Tuesday, April 4, 2017

Struggling to be heard


While China’s official ‘Xinhua’ and the ‘People’s Daily’ newspapers have millions of Twitter followers, Taiwan is lagging behind in the use of social media to project soft power

By Tony Phillips  /  Contributing reporter, in London

Taiwan specialist Gary Rawnsley says Taiwan needs to boost its social media presence on the international stage.

Photo courtesy of Jewel Lo

Taiwan should take a leaf out of Donald Trump’s social media handbook. More specifically, the US president’s use of social media, particularly Twitter, is something Taiwanese diplomats would be well advised to take note of.
Not tweets fired off at 3am, of course, but used wisely social media could serve as a vital tool for Taiwan, a nation that has more cause than most to seek to boost its profile and set its own agenda.
Professor Gary Rawnsley believes social media can help provide Taiwan with a louder voice on the world stage, but that opportunities are not being fully utilized, a view he expanded on during a presentation organized by London’s Centre for Taiwan Studies last month.
The nation has a much lower profile than would be expected, a problem in large measure caused by China’s efforts to minimize Taiwan’s influence internationally but also resulting from factors as mundane as having a name that is often confused with Thailand.
To make the point, Rawnsley highlights an opinion poll showing that only 44 percent of Americans said that they knew something or a great deal about Taiwan, with just 29 percent aware that Taiwan has a democratic system of government.
Thus the nation struggles to be heard on the global stage, making it hard to engage with the rest of the world and, most damagingly, influence international opinion.
“Taiwan must ensure audiences are on a basic level familiar with Taiwan and that’s where social media can really help,” Rawnsley said.
Rawnsley, professor of Public Diplomacy in the Department of International Politics at Aberystwyth University, has a vested interest in pushing Taiwan’s case as a pioneer of Taiwan studies in the UK.
Meetings with Taiwan’s representative in the UK and staff at the Taipei Representative Office in London have seen the latter establish Twitter and Facebook accounts but elsewhere Rawnsley believes Taiwan is losing the social media war.
“Taiwan has a lot of soft power but it doesn’t really have much public diplomacy,” Rawnsley said.
Cross-strait comparisons are damning.
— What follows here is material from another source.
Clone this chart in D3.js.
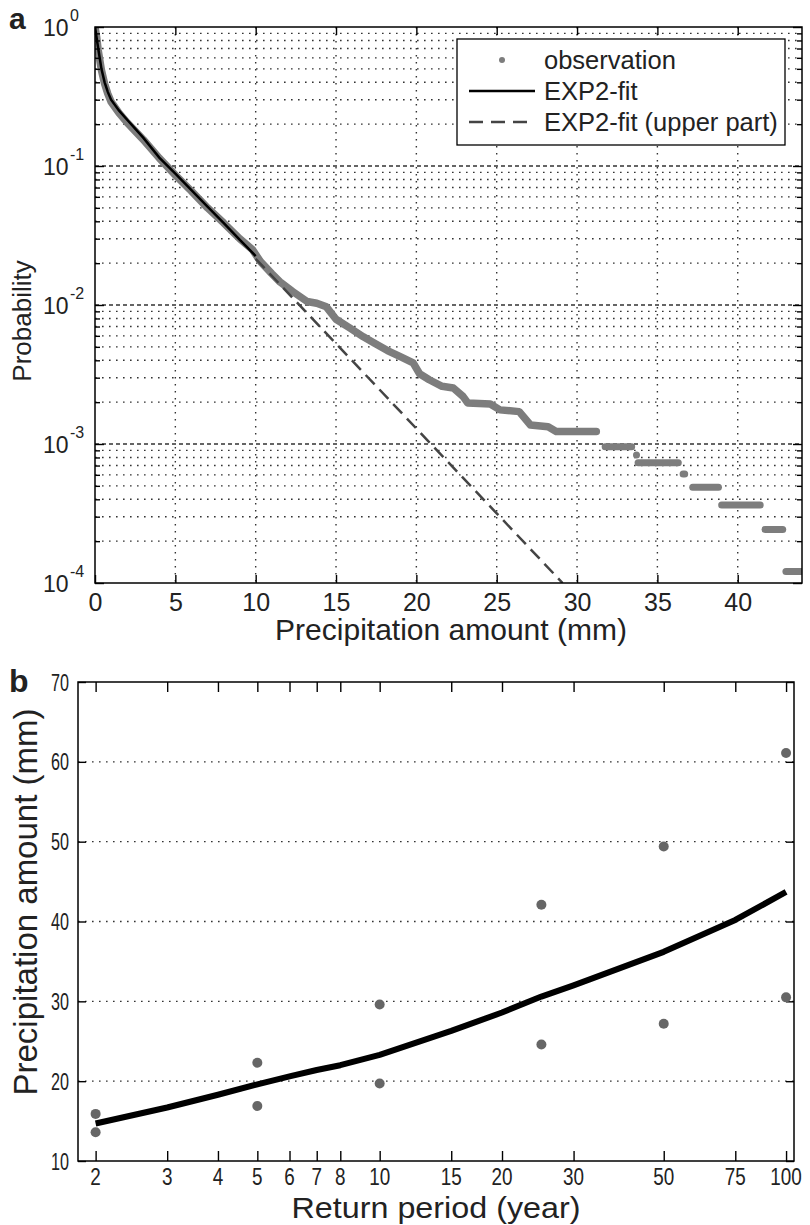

Xinhua, China’s official press agency, has 7.96 million Twitter followers, the People’s Daily 3.04 million. The Taiwan Ministry of Culture by contrast has 834. Granted, there is a vast disparity in populations but as Rawnsley points out, although China is everywhere on Twitter, people in China cannot use it.
“Taiwan’s government is behind the curve in understanding the modern communications landscape,” Rawnsley said.
Citing interviews with staff from Ministry of Foreign Affairs and the former Government Information Office, Rawnsley concludes that the main problems are constraints stemming from bureaucratic structures within these organisations rather than any lack of understanding of social media, with generational differences exacerbating the situation.
The consequences are increasingly damaging.
Rawnsley said that online media have increased the speed of information flow, Tweets, for example, being instantly in the public sphere. Rapid responses are needed but bureaucracy works against this, leading to multiple levels of responsibility and buck passing.
“Social media increases the number and type of voices in a conversation,” Rawnsley said. “We’re all part of the conversation. This is a culture shock for diplomats who are used to talking to other diplomats or with journalists or political elites.”